NFL Running Backs Could Break from Players’ Union
On August 9, 2019, a group called the International Brotherhood of Professional Running Backs (IBPRB) filed a petition with the National Labor Relations Board (NLRB) asking that NFL running backs be severed from the NFL Players Association (NFLPA) and formed into a new union.
According to the IBPRB, NFL running backs “have unique career structures; and the current one-size fits all [approach to players contracts] is inappropriate.” The petition looms over the ongoing talks between the NFLPA and the NFL over a new collective bargaining agreement (CBA). The current CBA, created in 2011 and set to expire after the 2020 NFL season, created many restrictions on rookie contracts that particularly affect running backs. Notably, the 2011 CBA agreement created the “franchise tag” which gave NFL teams up to seven years to prevent players from becoming free agents.

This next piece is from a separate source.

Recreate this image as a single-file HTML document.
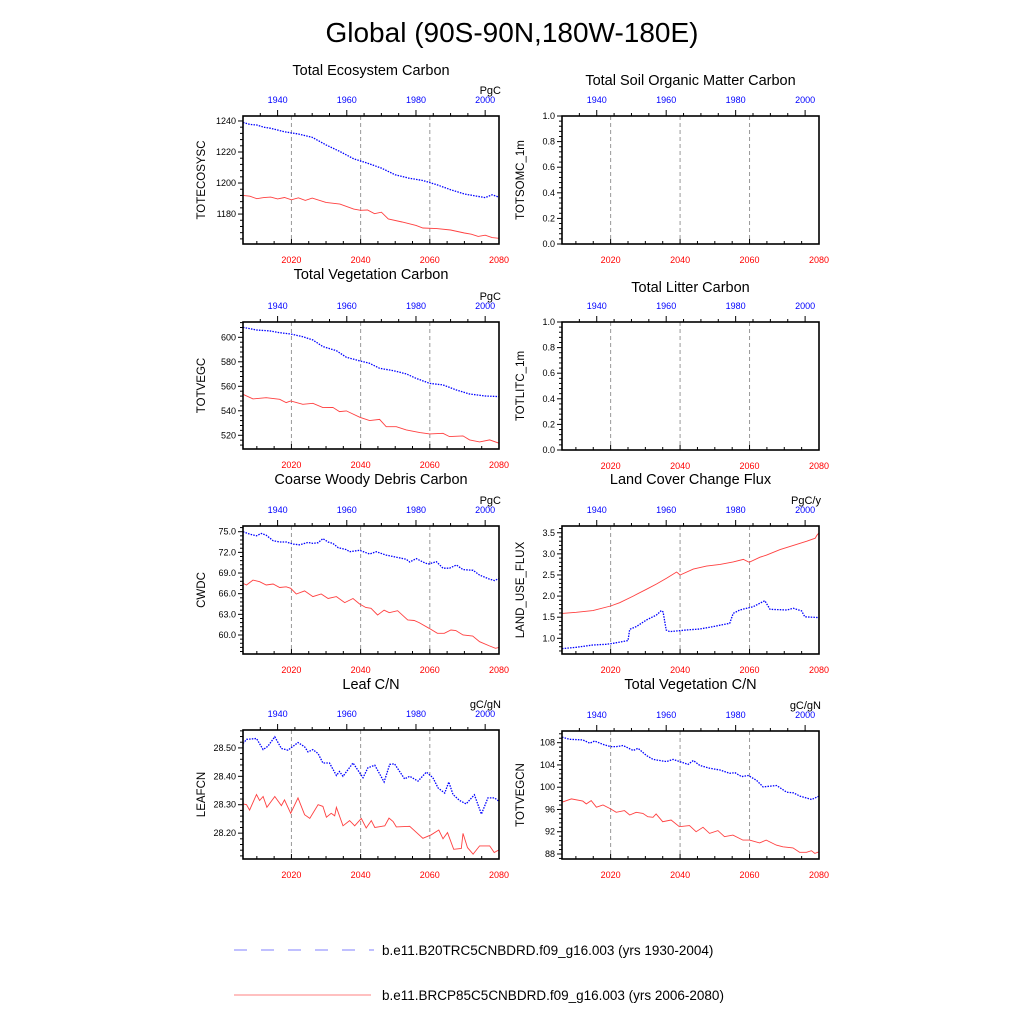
<!DOCTYPE html>
<html><head><meta charset="utf-8"><style>
body{margin:0;background:#fff;}
svg text{font-family:"Liberation Sans",sans-serif;}
</style></head><body>
<svg id="fig" width="1024" height="1024" viewBox="0 0 1024 1024" xmlns="http://www.w3.org/2000/svg">
<rect width="1024" height="1024" fill="#fff"/>
<text x="512" y="42" font-size="28" text-anchor="middle">Global (90S-90N,180W-180E)</text>
<g id="panels"></g>
<g>
<line x1="234" y1="950" x2="374" y2="950" stroke="#8080ff" stroke-width="1" stroke-dasharray="13,14"/>
<text x="382" y="955" font-size="13.5">b.e11.B20TRC5CNBDRD.f09_g16.003 (yrs 1930-2004)</text>
<line x1="234" y1="995" x2="371" y2="995" stroke="#ff8080" stroke-width="1"/>
<text x="382" y="1000" font-size="13.5">b.e11.BRCP85C5CNBDRD.f09_g16.003 (yrs 2006-2080)</text>
</g>
</svg>
<script>
// ---- data: historical (blue, 1930-2004) and future (red, 2006-2080) ----
const ecoHistYears=[1930,1932,1934,1936,1938,1942,1946,1950,1954,1958,1962,1966,1970,1974,1978,1982,1986,1990,1994,1998,2000,2002,2004];
const ecoHistVals=[1239.1,1237.8,1237.4,1236,1235.3,1233,1231.6,1229.5,1224.6,1220.3,1215.6,1212.8,1209.6,1205.3,1203.1,1201.6,1198.9,1195.7,1192.9,1191.4,1190.6,1192.4,1190.9];
const ecoFutYears=[2006,2008,2010,2012,2014,2016,2018,2020,2022,2024,2026,2030,2034,2038,2040,2042,2044,2046,2048,2052,2056,2058,2062,2066,2070,2072,2074,2076,2078,2080];
const ecoFutVals=[1192,1191.5,1189.9,1190.6,1190.9,1189.8,1190.7,1189.2,1190.5,1188.8,1190.3,1187.5,1186.4,1183.2,1182.4,1182.6,1180.2,1181.2,1176.8,1174.9,1172.7,1171,1170.6,1169.7,1167.8,1167,1165.6,1166.4,1164.8,1164.4];

const vegHistYears=[1930,1933.9,1937.7,1940.6,1943.8,1947.3,1950.2,1953.1,1957,1959.9,1963.8,1966.6,1969.5,1973.4,1977.2,1980,1984,1987.8,1991.7,1995.5,2000,2004];
const vegHistVals=[608.2,606,605.2,603.8,602.7,600.5,597.8,592.4,589.1,583.7,580.7,578.8,574.7,572.8,570.1,566.5,562.4,561.1,557,553.7,552.1,551.6];
const vegFutYears=[2006,2008.9,2012.7,2016.6,2018.5,2019.8,2023.3,2026.2,2029.1,2032,2033.9,2035.9,2039.8,2042.6,2045.5,2047.4,2050.3,2053.2,2057.1,2060,2063.8,2065.7,2069.6,2071.5,2074.4,2077.3,2080];
const vegFutVals=[553.5,549.7,550.7,549.4,546.7,548,545.3,546.1,542.6,542.8,539.3,539.9,534.7,532,533,527,527,524.4,522.2,521.1,521.6,518.9,519.5,516.2,514.6,516.2,513.5];

const cwdHistYears=[1930,1931.9,1933.9,1935.3,1936.7,1938.7,1940.6,1942.5,1944.5,1946.4,1948.8,1950.2,1951.7,1953.1,1954.6,1956,1957.5,1959.9,1960.8,1963.7,1966.6,1968.5,1971.4,1974.3,1977.2,1978.2,1980.1,1982,1983.5,1985.9,1987.8,1989.7,1991.7,1993.6,1996.5,1998.4,2001.3,2002.7,2004];
const cwdHistVals=[75,74.66,74.4,74.76,74.5,73.7,73.5,73.5,73.2,73.1,73.45,73.3,73.4,74,73.5,73.3,72.7,72.4,72.1,72.3,71.76,72.1,71.6,71.3,71,70.6,71.1,70.6,70.3,70.65,69.7,69.7,70.16,69.5,69.4,68.7,68.1,67.9,68.2];
const cwdFutYears=[2006,2007,2008.9,2010.8,2012.7,2014.7,2016.6,2018.5,2019.8,2021.4,2023.8,2026.2,2028.6,2030.6,2033,2035.4,2037.8,2039.7,2041.5,2043,2044.9,2046.8,2048.3,2050.7,2053.6,2055.5,2056.9,2059.8,2062.2,2064.2,2066.1,2067.5,2069.6,2072.4,2074.4,2077.3,2079,2080];
const cwdFutVals=[67.5,67.26,67.98,67.74,67.26,67.4,66.9,67,66.78,65.95,66.4,65.57,65.95,65.3,65.57,64.7,65.3,64.5,64,63.87,62.9,63.6,63.24,63.53,62.18,62.1,61.8,60.97,60.24,60.24,60.73,60.65,60,59.86,59.03,58.4,58.07,58.2];

const leafHistYears=[1930,1931,1933.9,1935.8,1937.2,1939.2,1941.1,1943,1945.9,1947.8,1948.8,1950.2,1951.7,1953.1,1955,1957,1957.9,1958.9,1961.8,1964.7,1966.1,1968.1,1970.8,1972.4,1973.8,1976.7,1978.2,1980.6,1983,1984.9,1986.4,1988.3,1989.5,1990.7,1992.6,1994.5,1996.9,1998.9,2000.8,2002.7,2004];
const leafHistVals=[28.515,28.53,28.533,28.494,28.506,28.539,28.498,28.492,28.519,28.504,28.486,28.494,28.48,28.447,28.447,28.403,28.417,28.4,28.447,28.395,28.43,28.439,28.38,28.442,28.444,28.391,28.4,28.383,28.415,28.395,28.359,28.341,28.38,28.336,28.315,28.303,28.335,28.267,28.324,28.324,28.312];
const leafFutYears=[2006,2007,2007.9,2009.9,2010.8,2011.8,2012.9,2015.2,2017.1,2018,2019.8,2021.9,2023.8,2025.3,2027.7,2029.1,2030.1,2031.5,2032.5,2033,2034.9,2036.8,2038.3,2040.2,2041.6,2043.1,2044.1,2047,2048.2,2049.4,2050.3,2054.2,2058,2060.4,2062.6,2063.8,2065.1,2066.9,2069.1,2069.6,2070.9,2072.5,2074.4,2077.3,2078.6,2080];
const leafFutVals=[28.303,28.3,28.281,28.336,28.315,28.329,28.291,28.329,28.297,28.317,28.27,28.324,28.265,28.252,28.3,28.294,28.256,28.27,28.261,28.291,28.226,28.244,28.226,28.252,28.218,28.244,28.22,28.226,28.253,28.241,28.222,28.224,28.182,28.194,28.211,28.18,28.202,28.143,28.146,28.199,28.149,28.126,28.155,28.155,28.132,28.141];

const lucFutYears=[2006,2010.1,2014.9,2020,2022.6,2026.5,2030.3,2033.2,2036.1,2039,2040,2043.8,2047.6,2051.5,2055.3,2058.2,2059.9,2063,2064.9,2068.8,2072.6,2076.5,2078.9,2079.4,2080];
const lucFutVals=[1.59,1.615,1.655,1.765,1.844,2.0,2.16,2.285,2.42,2.57,2.5,2.64,2.71,2.75,2.81,2.87,2.8,2.92,2.97,3.1,3.2,3.3,3.37,3.44,3.5];
const lucHistYears=[1930,1934.1,1938.9,1942.8,1944.7,1949,1949.5,1951.4,1954.3,1957.2,1958.6,1959.1,1960,1961,1965.8,1969.7,1973.5,1978.3,1979.3,1981.2,1985.1,1988.4,1989.9,1994.7,1996.6,1999,1999.9,2004];
const lucHistVals=[0.756,0.787,0.842,0.858,0.882,0.945,1.213,1.276,1.434,1.552,1.655,1.623,1.197,1.158,1.197,1.22,1.276,1.355,1.59,1.67,1.75,1.89,1.686,1.67,1.71,1.65,1.51,1.49];

const vcnHistYears=[1930,1932.2,1936,1938,1939.4,1941.8,1944,1945.7,1947.6,1950.5,1951.9,1954.3,1956.2,1960.1,1962,1964.4,1966.3,1967.8,1969.7,1972.6,1975.5,1978.3,1979.8,1981.7,1983.6,1986,1987.9,1991.8,1994.7,1996.6,1998.5,2001.9,2004];
const vcnHistVals=[109,108.6,108.5,107.9,108.3,107.7,107.3,107.3,107.5,106.6,107,105.7,105,104.6,105,104.5,104.1,104.8,103.9,103.4,103.1,102.5,102.6,101.9,102.1,101.25,100.05,100.3,99.1,99,98.4,97.8,98.4];
const vcnFutYears=[2006,2008.7,2012,2013,2014.4,2015.9,2017.8,2020,2021.6,2024,2025.5,2027.4,2029.3,2030.7,2032.2,2033.1,2035,2037.4,2039.8,2042.7,2044.6,2046.6,2048.5,2050.9,2052.8,2055.2,2058.1,2060,2062.9,2064.8,2067.7,2069.6,2072.5,2074.4,2076.4,2077.8,2078.8,2080];
const vcnFutVals=[97.3,97.9,97.5,97,97.6,96.4,96.8,96.1,95.5,95.8,95,95.5,95.3,94.7,94.6,95.2,93.8,94.1,92.9,93.1,92,92.8,91.7,92.2,91.1,91.4,90.5,90.5,90,90.5,89.6,89.3,89.1,88.3,88.3,88.6,88.1,88.4];

// ---- layout (not data) ----
const panels=[
 {id:'total-ecosystem-carbon',title:'Total Ecosystem Carbon',ty:75,units:'PgC',yl:'TOTECOSYSC',x:243,y:116,w:256,h:128,y0:1160.7,y1:1243.2,maj:20,min:4,dec:0,hy:ecoHistYears,hv:ecoHistVals,fy:ecoFutYears,fv:ecoFutVals},
 {id:'total-soil-organic-matter-carbon',title:'Total Soil Organic Matter Carbon',ty:85,units:'',yl:'TOTSOMC_1m',x:562,y:116,w:257,h:128,y0:0,y1:1,maj:0.2,min:0.04,dec:1},
 {id:'total-vegetation-carbon',title:'Total Vegetation Carbon',ty:279,units:'PgC',yl:'TOTVEGC',x:243,y:322,w:256,h:127,y0:508.8,y1:612.5,maj:20,min:4,dec:0,hy:vegHistYears,hv:vegHistVals,fy:vegFutYears,fv:vegFutVals},
 {id:'total-litter-carbon',title:'Total Litter Carbon',ty:292,units:'',yl:'TOTLITC_1m',x:562,y:322,w:257,h:128,y0:0,y1:1,maj:0.2,min:0.04,dec:1},
 {id:'coarse-woody-debris-carbon',title:'Coarse Woody Debris Carbon',ty:484,units:'PgC',yl:'CWDC',x:243,y:526,w:256,h:128,y0:57.24,y1:75.83,maj:3,min:0.6,dec:1,hy:cwdHistYears,hv:cwdHistVals,fy:cwdFutYears,fv:cwdFutVals},
 {id:'land-cover-change-flux',title:'Land Cover Change Flux',ty:484,units:'PgC/y',yl:'LAND_USE_FLUX',x:562,y:526,w:257,h:128,y0:0.628,y1:3.66,maj:0.5,min:0.1,dec:1,hy:lucHistYears,hv:lucHistVals,fy:lucFutYears,fv:lucFutVals},
 {id:'leaf-cn',title:'Leaf C/N',ty:689,units:'gC/gN',yl:'LEAFCN',x:243,y:730,w:256,h:129,y0:28.109,y1:28.563,maj:0.1,min:0.02,dec:2,hy:leafHistYears,hv:leafHistVals,fy:leafFutYears,fv:leafFutVals},
 {id:'total-vegetation-cn',title:'Total Vegetation C/N',ty:689,units:'gC/gN',yl:'TOTVEGCN',x:562,y:731,w:257,h:128,y0:87.1,y1:110.1,maj:4,min:0.8,dec:0,hy:vcnHistYears,hv:vcnHistVals,fy:vcnFutYears,fv:vcnFutVals}
];

const NS='http://www.w3.org/2000/svg';
const root=document.getElementById('panels');
function mk(tag,attrs,parent,txt){const e=document.createElementNS(NS,tag);for(const k in attrs)e.setAttribute(k,attrs[k]);if(txt!==undefined)e.textContent=txt;parent.appendChild(e);return e;}

panels.forEach(p=>{
 const g=mk('g',{},root);
 
 
 const xB=yr=>p.x+(yr-2006)/74*p.w;
 const xT=yr=>p.x+(yr-1930)/74*p.w;
 const yS=v=>p.y+p.h-(v-p.y0)/(p.y1-p.y0)*p.h;
 const cx=p.x+p.w/2;
 const t=mk('text',{x:cx,y:p.ty,'font-size':14.5,'text-anchor':'middle'},g,p.title);
 
 
 if(p.units){const u=mk('text',{x:p.x+p.w+2,y:p.y-22,'font-size':11,'text-anchor':'end'},g,p.units);
  
  }
 [2020,2040,2060].forEach(yr=>{const l=mk('line',{x1:xB(yr),x2:xB(yr),y1:p.y,y2:p.y+p.h,stroke:'#999','stroke-width':1,'stroke-dasharray':'4,3'},g);
  
  });
 for(let yr=2010;yr<=2080;yr+=5){mk('line',{x1:xB(yr),x2:xB(yr),y1:p.y+p.h,y2:p.y+p.h-(yr%20==0?5:3),stroke:'#000','stroke-width':1},g);}
 [2020,2040,2060,2080].forEach(yr=>{const l=mk('text',{x:xB(yr),y:p.y+p.h+19,'font-size':9,fill:'#ff0000','text-anchor':'middle'},g,String(yr));
  
  });
 for(let yr=1935;yr<=2000;yr+=5){mk('line',{x1:xT(yr),x2:xT(yr),y1:p.y,y2:p.y-(yr%20==0?6:3),stroke:'#000','stroke-width':1},g);}
 [1940,1960,1980,2000].forEach(yr=>{const l=mk('text',{x:xT(yr),y:p.y-13,'font-size':9,fill:'#0000ff','text-anchor':'middle'},g,String(yr));
  
  });
 const eps=1e-9;
 for(let v=Math.ceil(p.y0/p.min-eps)*p.min;v<=p.y1+eps;v+=p.min){
  const isMaj=Math.abs(v/p.maj-Math.round(v/p.maj))<1e-6;
  const yy=yS(v);
  mk('line',{x1:p.x,x2:p.x-(isMaj?5:3),y1:yy,y2:yy,stroke:'#000','stroke-width':1},g);
  if(isMaj){const l=mk('text',{x:p.x-7,y:yy+3,'font-size':9,'text-anchor':'end'},g,(Math.round(v/p.maj)*p.maj).toFixed(p.dec));
   
   }
 }
 const yl=mk('text',{x:0,y:0,'font-size':11.5,'text-anchor':'middle',transform:`translate(${p.x-38},${p.y+p.h/2}) rotate(-90)`},g,p.yl);
 
 
 if(p.hy){
  const pf=p.fy.map((yr,i)=>xB(yr).toFixed(1)+','+yS(p.fv[i]).toFixed(1)).join(' ');
  const l2=mk('polyline',{points:pf,fill:'none',stroke:'#ff4040','stroke-width':0.9},g);
  
  
  const ph=p.hy.map((yr,i)=>xT(yr).toFixed(1)+','+yS(p.hv[i]).toFixed(1)).join(' ');
  const l1=mk('polyline',{points:ph,fill:'none',stroke:'#0000ff','stroke-width':1.3,'stroke-dasharray':'1.5,1.2'},g);
  
  
 }
 const box=mk('rect',{x:p.x,y:p.y,width:p.w,height:p.h,fill:'none',stroke:'#000','stroke-width':1.6},g);
 
 
});
</script>
</body></html>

This system has a particular impact on running backs. According to Vanderbilt University professor and sports economics researcher John Vrooman, running backs play for an average of 2.6 years in the NFL, while other positions play an average 3.8 years. According to Frank Salzano, sports agent for NFL star running back Ezekiel Elliott, “The reality is they have short careers that are intense and they get beat up and they’re looked at as used goods quicker than other positions.” According to Salzano, running backs never get the opportunity to test the free agency market and sign the largest contracts of their careers. Further, data shows that NFL teams on average spend $8.8 million on running backs and fullbacks, which is the lowest of any position other than kickers, punters, and long snappers.
The petition by the IBPRB is not unprecedented. Many notable running backs have voiced their frustration with the current contract scheme. For example, Le’Veon Bell, now a running back with the New York Jets, sat out the entire 2018 season rather than play under a franchise tag that kept him from testing the free agent market. Further, Melvin Gordon, a running back with the Los Angeles Chargers, is currently holding out from the 2019 NFL season in an effort to improve his contract.
The IBPRB petition to “sever a smaller unit,” in theory, would allow it to address the problems that uniquely face running backs. If the drive to sever the NFLPA into two unions were to gain traction, it would be sure to complicate the ongoing talks between the NFL and its players. The NLRB has not yet taken any action on assessing the validity of the petition.